Exactly retype the opening line of the entries and every line after it, ending with the line that contains "const yTickLabels = [2.0, 2.5, 3.0, 3.5, 4.0];". Skip all pictures.

>> start Information provided

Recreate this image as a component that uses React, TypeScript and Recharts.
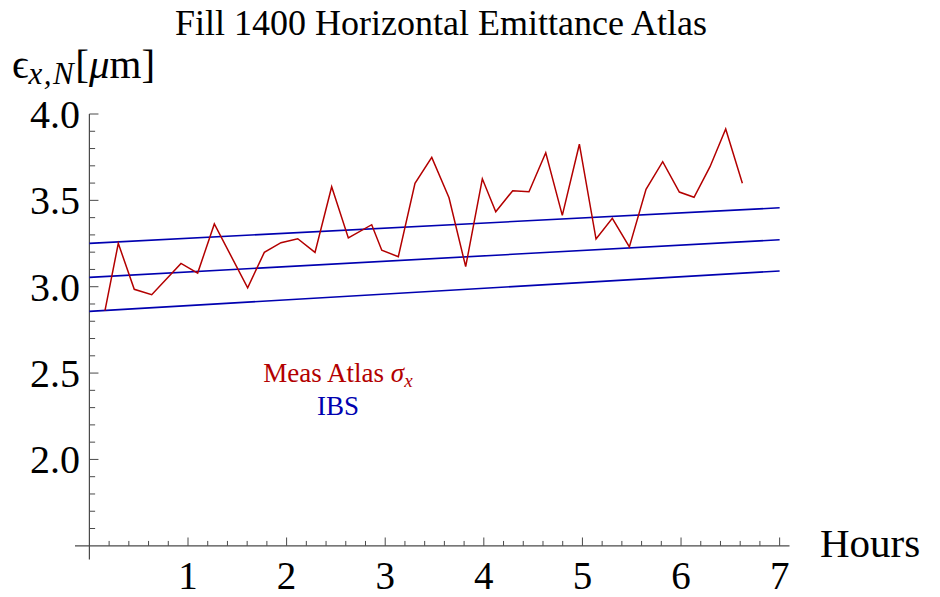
import React from "react";
import { LineChart, Line, XAxis, YAxis, ReferenceLine } from "recharts";

// ---- data ----
const measHours = [
  0.158, 0.293, 0.455, 0.632, 0.929, 1.098, 1.267, 1.605, 1.774, 1.943, 2.113, 2.288,
  2.457, 2.626, 2.863, 2.965, 3.133, 3.302, 3.472, 3.647, 3.816, 3.985, 4.121, 4.293,
  4.458, 4.628, 4.796, 4.969, 5.138, 5.303, 5.476, 5.645, 5.814, 5.983, 6.132, 6.294,
  6.453, 6.622,
];
const measAtlas = [
  2.861, 3.251, 2.985, 2.954, 3.135, 3.079, 3.363, 2.994, 3.199, 3.255, 3.278, 3.199,
  3.579, 3.282, 3.359, 3.211, 3.174, 3.599, 3.749, 3.515, 3.116, 3.625, 3.434, 3.556,
  3.55, 3.776, 3.413, 3.825, 3.276, 3.396, 3.23, 3.564, 3.724, 3.548, 3.518, 3.695,
  3.913, 3.599,
];
const ibsHours = [0, 7];
const ibsHigh = [3.251, 3.457];
const ibsMid = [3.054, 3.272];
const ibsLow = [2.857, 3.091];

const xTickLabels = [1, 2, 3, 4, 5, 6, 7];
const yTickLabels = [2.0, 2.5, 3.0, 3.5, 4.0];

// axis geometry (data units)
const X_MIN = -0.146;
const X_MAX = 7.1;
const Y_MIN = 1.42;
const Y_MAX = 4.0;
const X_AXIS_AT = 1.5;
const Y_AXIS_AT = 0;

const RED = "#b30000";
const BLUE = "#0000b0";
const AXIS = "#4a4a4a";
const FONT = "'Liberation Serif', 'Times New Roman', 'DejaVu Serif', serif";

const measData = measHours.map((h, i) => ({ h, v: measAtlas[i] }));
const ibsHighData = ibsHours.map((h, i) => ({ h, v: ibsHigh[i] }));
const ibsMidData = ibsHours.map((h, i) => ({ h, v: ibsMid[i] }));
const ibsLowData = ibsHours.map((h, i) => ({ h, v: ibsLow[i] }));

// minor / major tick positions
const xTickMarks: { x: number; major: boolean }[] = [];
for (let i = 1; i <= 35; i++) {
  const x = Math.round(i * 0.2 * 1000) / 1000;
  xTickMarks.push({ x, major: i % 5 === 0 });
}
const yTickMarks: { y: number; major: boolean }[] = [];
for (let i = 16; i <= 40; i++) {
  yTickMarks.push({ y: i / 10, major: i % 5 === 0 });
}

const renderXTick = (props: any) => {
  const { x, y, payload } = props;
  return (
    <text x={x} y={y + 29} textAnchor="middle" fontSize={39} fontFamily={FONT} fill="#000">
      {payload.value}
    </text>
  );
};

const renderYTick = (props: any) => {
  const { x, y, payload } = props;
  return (
    <text x={x + 5} y={y + 14} textAnchor="end" fontSize={40} fontFamily={FONT} fill="#000">
      {Number(payload.value).toFixed(1)}
    </text>
  );
};

export default function App() {
  return (
    <div style={{ position: "absolute", left: 0, top: 0, width: 940, height: 597, background: "#fff" }}>
      <LineChart
        width={940}
        height={597}
        margin={{ top: 114, right: 150.5, bottom: 0, left: 0 }}
      >
        <XAxis
          type="number"
          dataKey="h"
          domain={[X_MIN, X_MAX]}
          allowDataOverflow
          ticks={xTickLabels}
          axisLine={false}
          tickLine={false}
          tickSize={0}
          tickMargin={0}
          height={37.4}
          tick={renderXTick}
          interval={0}
        />
        <YAxis
          type="number"
          dataKey="v"
          domain={[Y_MIN, Y_MAX]}
          allowDataOverflow
          ticks={yTickLabels}
          axisLine={false}
          tickLine={false}
          tickSize={0}
          tickMargin={0}
          width={75}
          tick={renderYTick}
          interval={0}
        />
        {/* axes */}
        <ReferenceLine
          segment={[{ x: X_MIN, y: X_AXIS_AT }, { x: X_MAX, y: X_AXIS_AT }]}
          stroke={AXIS}
          strokeWidth={1.2}
          ifOverflow="visible"
        />
        <ReferenceLine
          segment={[{ x: Y_AXIS_AT, y: Y_MIN }, { x: Y_AXIS_AT, y: Y_MAX }]}
          stroke={AXIS}
          strokeWidth={1.2}
          ifOverflow="visible"
        />
        {xTickMarks.map((t) => (
          <ReferenceLine
            key={"xt" + t.x}
            segment={[{ x: t.x, y: X_AXIS_AT }, { x: t.x, y: X_AXIS_AT + (t.major ? 0.048 : 0.028) }]}
            stroke={AXIS}
            strokeWidth={1}
            ifOverflow="visible"
          />
        ))}
        {yTickMarks.map((t) => (
          <ReferenceLine
            key={"yt" + t.y}
            segment={[{ x: Y_AXIS_AT, y: t.y }, { x: Y_AXIS_AT + (t.major ? 0.092 : 0.058), y: t.y }]}
            stroke={AXIS}
            strokeWidth={1}
            ifOverflow="visible"
          />
        ))}
        <Line data={ibsHighData} dataKey="v" type="linear" stroke={BLUE} strokeWidth={1.6} dot={false} isAnimationActive={false} />
        <Line data={ibsMidData} dataKey="v" type="linear" stroke={BLUE} strokeWidth={1.6} dot={false} isAnimationActive={false} />
        <Line data={ibsLowData} dataKey="v" type="linear" stroke={BLUE} strokeWidth={1.6} dot={false} isAnimationActive={false} />
        <Line data={measData} dataKey="v" type="linear" stroke={RED} strokeWidth={1.5} dot={false} isAnimationActive={false} />
      </LineChart>
      <svg
        width={940}
        height={597}
        style={{ position: "absolute", left: 0, top: 0, pointerEvents: "none" }}
      >
        <text x={441} y={35} textAnchor="middle" fontSize={36} fontFamily={FONT} fill="#000">
          Fill 1400 Horizontal Emittance Atlas
        </text>
        <text x={12} y={78} fontSize={41} fontFamily={FONT} fill="#000">
          ϵ
          <tspan fontStyle="italic" fontSize={31} dy={6} letterSpacing={1.5}>x,N</tspan>
          <tspan dy={-6}>[</tspan>
          <tspan fontStyle="italic">μ</tspan>
          <tspan>m]</tspan>
        </text>
        <text x={820} y={557} fontSize={41} fontFamily={FONT} fill="#000">
          Hours
        </text>
        <text x={338} y={382} textAnchor="middle" fontSize={27} fontFamily={FONT} fill={RED}>
          Meas Atlas <tspan fontStyle="italic">σ</tspan>
          <tspan fontStyle="italic" fontSize={19} dy={5}>x</tspan>
        </text>
        <text x={338} y={415} textAnchor="middle" fontSize={27} fontFamily={FONT} fill={BLUE}>
          IBS
        </text>
      </svg>
    </div>
  );
}
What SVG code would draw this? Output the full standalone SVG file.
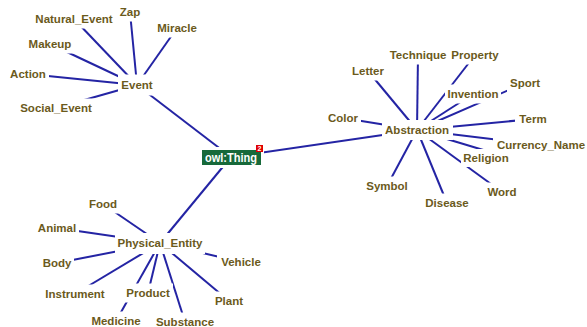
<svg xmlns="http://www.w3.org/2000/svg" width="587" height="327" viewBox="0 0 587 327">
<style>
.e{stroke:#2424a4;stroke-width:2;fill:none}
.bg{fill:#ffffff}
.t{font-family:"Liberation Sans",Arial,sans-serif;font-weight:bold;font-size:11.5px;fill:#6b5a1c;text-anchor:middle}
.root{fill:#17693a}
.rt{font-family:"Liberation Sans",Arial,sans-serif;font-weight:bold;font-size:12px;fill:#ffffff;text-anchor:middle}
</style>
<rect width="587" height="327" fill="#ffffff"/>
<g id="connectors">
<line class="e" x1="231" y1="157" x2="137" y2="85"/>
<line class="e" x1="231" y1="157" x2="417" y2="130"/>
<line class="e" x1="231" y1="157" x2="160" y2="243"/>
<line class="e" x1="137" y1="85" x2="74" y2="19"/>
<line class="e" x1="137" y1="85" x2="130" y2="12"/>
<line class="e" x1="137" y1="85" x2="177" y2="28"/>
<line class="e" x1="137" y1="85" x2="50" y2="44"/>
<line class="e" x1="137" y1="85" x2="28" y2="74"/>
<line class="e" x1="137" y1="85" x2="56" y2="108"/>
<line class="e" x1="417" y1="130" x2="368" y2="71"/>
<line class="e" x1="417" y1="130" x2="418" y2="55"/>
<line class="e" x1="417" y1="130" x2="475" y2="55"/>
<line class="e" x1="417" y1="130" x2="525" y2="83"/>
<line class="e" x1="417" y1="130" x2="473" y2="94"/>
<line class="e" x1="417" y1="130" x2="343" y2="118"/>
<line class="e" x1="417" y1="130" x2="533" y2="119"/>
<line class="e" x1="417" y1="130" x2="541" y2="145"/>
<line class="e" x1="417" y1="130" x2="490" y2="152"/>
<line class="e" x1="417" y1="130" x2="502" y2="192"/>
<line class="e" x1="417" y1="130" x2="387" y2="186"/>
<line class="e" x1="417" y1="130" x2="447" y2="203"/>
<line class="e" x1="160" y1="243" x2="103" y2="204"/>
<line class="e" x1="160" y1="243" x2="57" y2="228"/>
<line class="e" x1="160" y1="243" x2="57" y2="263"/>
<line class="e" x1="160" y1="243" x2="241" y2="262"/>
<line class="e" x1="160" y1="243" x2="75" y2="294"/>
<line class="e" x1="160" y1="243" x2="148" y2="293"/>
<line class="e" x1="160" y1="243" x2="229" y2="301"/>
<line class="e" x1="160" y1="243" x2="116" y2="321"/>
<line class="e" x1="160" y1="243" x2="185" y2="322"/>
</g>
<g id="n-Natural_Event"><rect class="bg" x="33" y="9.5" width="82" height="19"/><text class="t" x="74" y="23">Natural_Event</text></g>
<g id="n-Zap"><rect class="bg" x="116" y="2.5" width="28" height="19"/><text class="t" x="130" y="16">Zap</text></g>
<g id="n-Miracle"><rect class="bg" x="154" y="18.5" width="47" height="19"/><text class="t" x="177" y="32">Miracle</text></g>
<g id="n-Makeup"><rect class="bg" x="25" y="34.5" width="50" height="19"/><text class="t" x="50" y="48">Makeup</text></g>
<g id="n-Action"><rect class="bg" x="7" y="64.5" width="42" height="19"/><text class="t" x="28" y="78">Action</text></g>
<g id="n-Social_Event"><rect class="bg" x="17" y="98.5" width="78" height="19"/><text class="t" x="56" y="112">Social_Event</text></g>
<g id="n-Event"><rect class="bg" x="118" y="74.5" width="38" height="21"/><text class="t" x="137" y="89">Event</text></g>
<g id="n-Letter"><rect class="bg" x="349" y="61.5" width="39" height="19"/><text class="t" x="368" y="75">Letter</text></g>
<g id="n-Technique"><rect class="bg" x="387" y="45.5" width="62" height="19"/><text class="t" x="418" y="59">Technique</text></g>
<g id="n-Property"><rect class="bg" x="449" y="45.5" width="54" height="19"/><text class="t" x="475" y="59">Property</text></g>
<g id="n-Sport"><rect class="bg" x="507" y="73.5" width="37" height="19"/><text class="t" x="525" y="87">Sport</text></g>
<g id="n-Invention"><rect class="bg" x="445" y="84.5" width="56" height="19"/><text class="t" x="473" y="98">Invention</text></g>
<g id="n-Color"><rect class="bg" x="326" y="108.5" width="35" height="19"/><text class="t" x="343" y="122">Color</text></g>
<g id="n-Term"><rect class="bg" x="515" y="109.5" width="36" height="19"/><text class="t" x="533" y="123">Term</text></g>
<g id="n-Religion"><rect class="bg" x="461" y="149" width="50" height="18"/><text class="t" x="486" y="162">Religion</text></g>
<g id="n-Currency_Name"><rect class="bg" x="493" y="135.5" width="94" height="18"/><text class="t" x="541" y="149">Currency_Name</text></g>
<g id="n-Word"><rect class="bg" x="484" y="182.5" width="37" height="19"/><text class="t" x="502" y="196">Word</text></g>
<g id="n-Symbol"><rect class="bg" x="364" y="176.5" width="47" height="19"/><text class="t" x="387" y="190">Symbol</text></g>
<g id="n-Disease"><rect class="bg" x="422" y="193.5" width="50" height="19"/><text class="t" x="447" y="207">Disease</text></g>
<g id="n-Abstraction"><rect class="bg" x="382" y="120" width="71" height="20"/><text class="t" x="417" y="134">Abstraction</text></g>
<g id="n-Food"><rect class="bg" x="87" y="194.5" width="32" height="19"/><text class="t" x="103" y="208">Food</text></g>
<g id="n-Animal"><rect class="bg" x="35" y="218.5" width="44" height="19"/><text class="t" x="57" y="232">Animal</text></g>
<g id="n-Body"><rect class="bg" x="40" y="253.5" width="34" height="19"/><text class="t" x="57" y="267">Body</text></g>
<g id="n-Vehicle"><rect class="bg" x="217" y="252.5" width="48" height="19"/><text class="t" x="241" y="266">Vehicle</text></g>
<g id="n-Instrument"><rect class="bg" x="42" y="284.5" width="66" height="19"/><text class="t" x="75" y="298">Instrument</text></g>
<g id="n-Product"><rect class="bg" x="123" y="283.5" width="50" height="19"/><text class="t" x="148" y="297">Product</text></g>
<g id="n-Plant"><rect class="bg" x="212" y="291.5" width="35" height="19"/><text class="t" x="229" y="305">Plant</text></g>
<g id="n-Medicine"><rect class="bg" x="88" y="311.5" width="56" height="19"/><text class="t" x="116" y="325">Medicine</text></g>
<g id="n-Substance"><rect class="bg" x="153" y="312.5" width="65" height="19"/><text class="t" x="185" y="326">Substance</text></g>
<g id="n-Physical_Entity"><rect class="bg" x="115" y="233" width="90" height="21"/><text class="t" x="160" y="247">Physical_Entity</text></g>
<g id="n-owl-Thing"><rect class="bg" x="199" y="147" width="65" height="21"/><rect class="root" x="202" y="150" width="59" height="15"/><text class="rt" x="231" y="162" textLength="52" lengthAdjust="spacingAndGlyphs">owl:Thing</text><rect x="256" y="145" width="7" height="7" fill="#e00000"/><text x="259.5" y="151" font-family="Liberation Sans,Arial,sans-serif" font-weight="bold" font-size="7" fill="#ffffff" text-anchor="middle">2</text></g>
</svg>
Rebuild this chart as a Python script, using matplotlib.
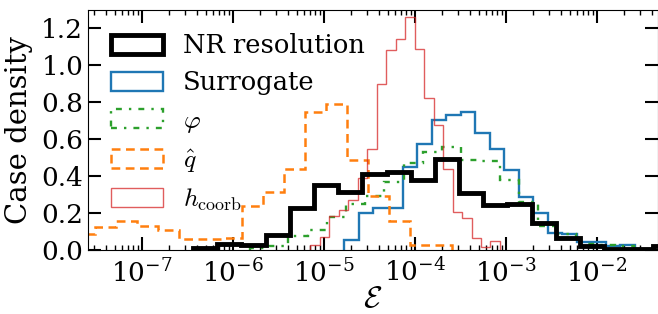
import numpy as np
import matplotlib
matplotlib.use("Agg")
import matplotlib.pyplot as plt

plt.rcParams['font.family'] = 'serif'
plt.rcParams['font.serif'] = ['DejaVu Serif']
plt.rcParams['mathtext.fontset'] = 'cm'

# log10 of first / last bin edge for each series, and the bin heights
nr_range = (-6.440, -1.122)
nr_heights = [0.012, 0.03, 0.025, 0.08, 0.225, 0.35, 0.315, 0.41, 0.42, 0.38,
              0.495, 0.307, 0.243, 0.25, 0.148, 0.065, 0.02, 0.008, 0.008, 0.02]

sur_range = (-4.775, -1.583)
sur_heights = [0.055, 0.20, 0.225, 0.225, 0.45, 0.574, 0.706, 0.73, 0.745, 0.633,
               0.548, 0.436, 0.289, 0.198, 0.09, 0.088, 0.046, 0.046, 0.022, 0.027]

phi_range = (-5.813, -1.593)
phi_heights = [0.01, 0.02, 0.075, 0.106, 0.18, 0.25, 0.29, 0.367, 0.473, 0.53,
               0.56, 0.485, 0.48, 0.38, 0.258, 0.128, 0.088, 0.035, 0.025, 0.02]

q_range = (-7.742, -3.588)
q_heights = [0.085, 0.125, 0.156, 0.132, 0.106, 0.058, 0.06, 0.064, 0.238, 0.315,
             0.44, 0.75, 0.79, 0.49, 0.29, 0.157, 0.027, 0.027]

h_range = (-5.149, -3.066)
h_heights = [0.027, 0.073, 0.183, 0.216, 0.27, 0.39, 0.546, 0.90, 1.086, 1.141,
             1.262, 1.088, 0.826, 0.679, 0.437, 0.205, 0.172, 0.066, 0.016, 0.051]

labels = ['NR resolution', 'Surrogate', r'$\varphi$', r'$\hat{q}$', r'$h_{\mathrm{coorb}}$']


def step_hist(ax, rng, heights, **kw):
    edges = np.logspace(rng[0], rng[1], len(heights) + 1)
    ax.hist(edges[:-1], bins=edges, weights=heights, histtype='step', **kw)


fig = plt.figure(figsize=(6.58, 3.14), dpi=100)
ax = fig.add_axes([88/658, 64/314, 569.5/658, 240/314])

step_hist(ax, nr_range, nr_heights, color='black', lw=3.5, label=labels[0], zorder=3)
step_hist(ax, sur_range, sur_heights, color='C0', lw=1.7, label=labels[1], zorder=2)
step_hist(ax, phi_range, phi_heights, color='C2', lw=1.7, ls=(0, (2.5, 3, 1, 3)),
          label=labels[2], zorder=2)
step_hist(ax, q_range, q_heights, color='C1', lw=1.8, ls=(0, (3.5, 2.2)),
          label=labels[3], zorder=2)
step_hist(ax, h_range, h_heights, color='C3', lw=1.0, alpha=0.75, label=labels[4], zorder=2)

ax.set_xscale('log')
ax.set_xlim(10**-7.593, 10**-1.335)
ax.set_ylim(0, 1.3)
ax.set_yticks([0, 0.2, 0.4, 0.6, 0.8, 1.0, 1.2])
ax.tick_params(which='both', direction='in', top=True, right=True, labelsize=19)
ax.tick_params(which='major', length=9.5, width=1.5)
ax.tick_params(which='minor', length=3.6, width=1)
ax.tick_params(axis='x', which='major', pad=6)
ax.yaxis.set_minor_locator(plt.NullLocator())

ax.set_xlabel(r'$\mathcal{E}$', fontsize=22, labelpad=-3)
ax.set_ylabel('Case density', fontsize=21, labelpad=6)

ax.legend(loc='upper left', frameon=False, fontsize=18.5, handlelength=2.0,
          handleheight=0.75, handletextpad=0.8, labelspacing=0.48,
          borderaxespad=0.6, borderpad=0.3)

fig.savefig('out.png', dpi=100)
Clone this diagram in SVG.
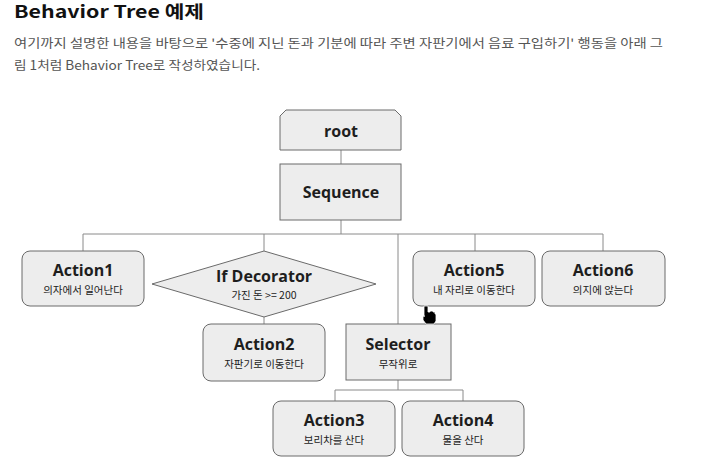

>> end Information provided

» **In response**
Recreate this image as a component that uses React, TypeScript and Recharts.
import React from "react";
import { LineChart, Line, XAxis, YAxis, ReferenceLine } from "recharts";

// ---- data ----
const measHours = [
  0.158, 0.293, 0.455, 0.632, 0.929, 1.098, 1.267, 1.605, 1.774, 1.943, 2.113, 2.288,
  2.457, 2.626, 2.863, 2.965, 3.133, 3.302, 3.472, 3.647, 3.816, 3.985, 4.121, 4.293,
  4.458, 4.628, 4.796, 4.969, 5.138, 5.303, 5.476, 5.645, 5.814, 5.983, 6.132, 6.294,
  6.453, 6.622,
];
const measAtlas = [
  2.861, 3.251, 2.985, 2.954, 3.135, 3.079, 3.363, 2.994, 3.199, 3.255, 3.278, 3.199,
  3.579, 3.282, 3.359, 3.211, 3.174, 3.599, 3.749, 3.515, 3.116, 3.625, 3.434, 3.556,
  3.55, 3.776, 3.413, 3.825, 3.276, 3.396, 3.23, 3.564, 3.724, 3.548, 3.518, 3.695,
  3.913, 3.599,
];
const ibsHours = [0, 7];
const ibsHigh = [3.251, 3.457];
const ibsMid = [3.054, 3.272];
const ibsLow = [2.857, 3.091];

const xTickLabels = [1, 2, 3, 4, 5, 6, 7];
const yTickLabels = [2.0, 2.5, 3.0, 3.5, 4.0];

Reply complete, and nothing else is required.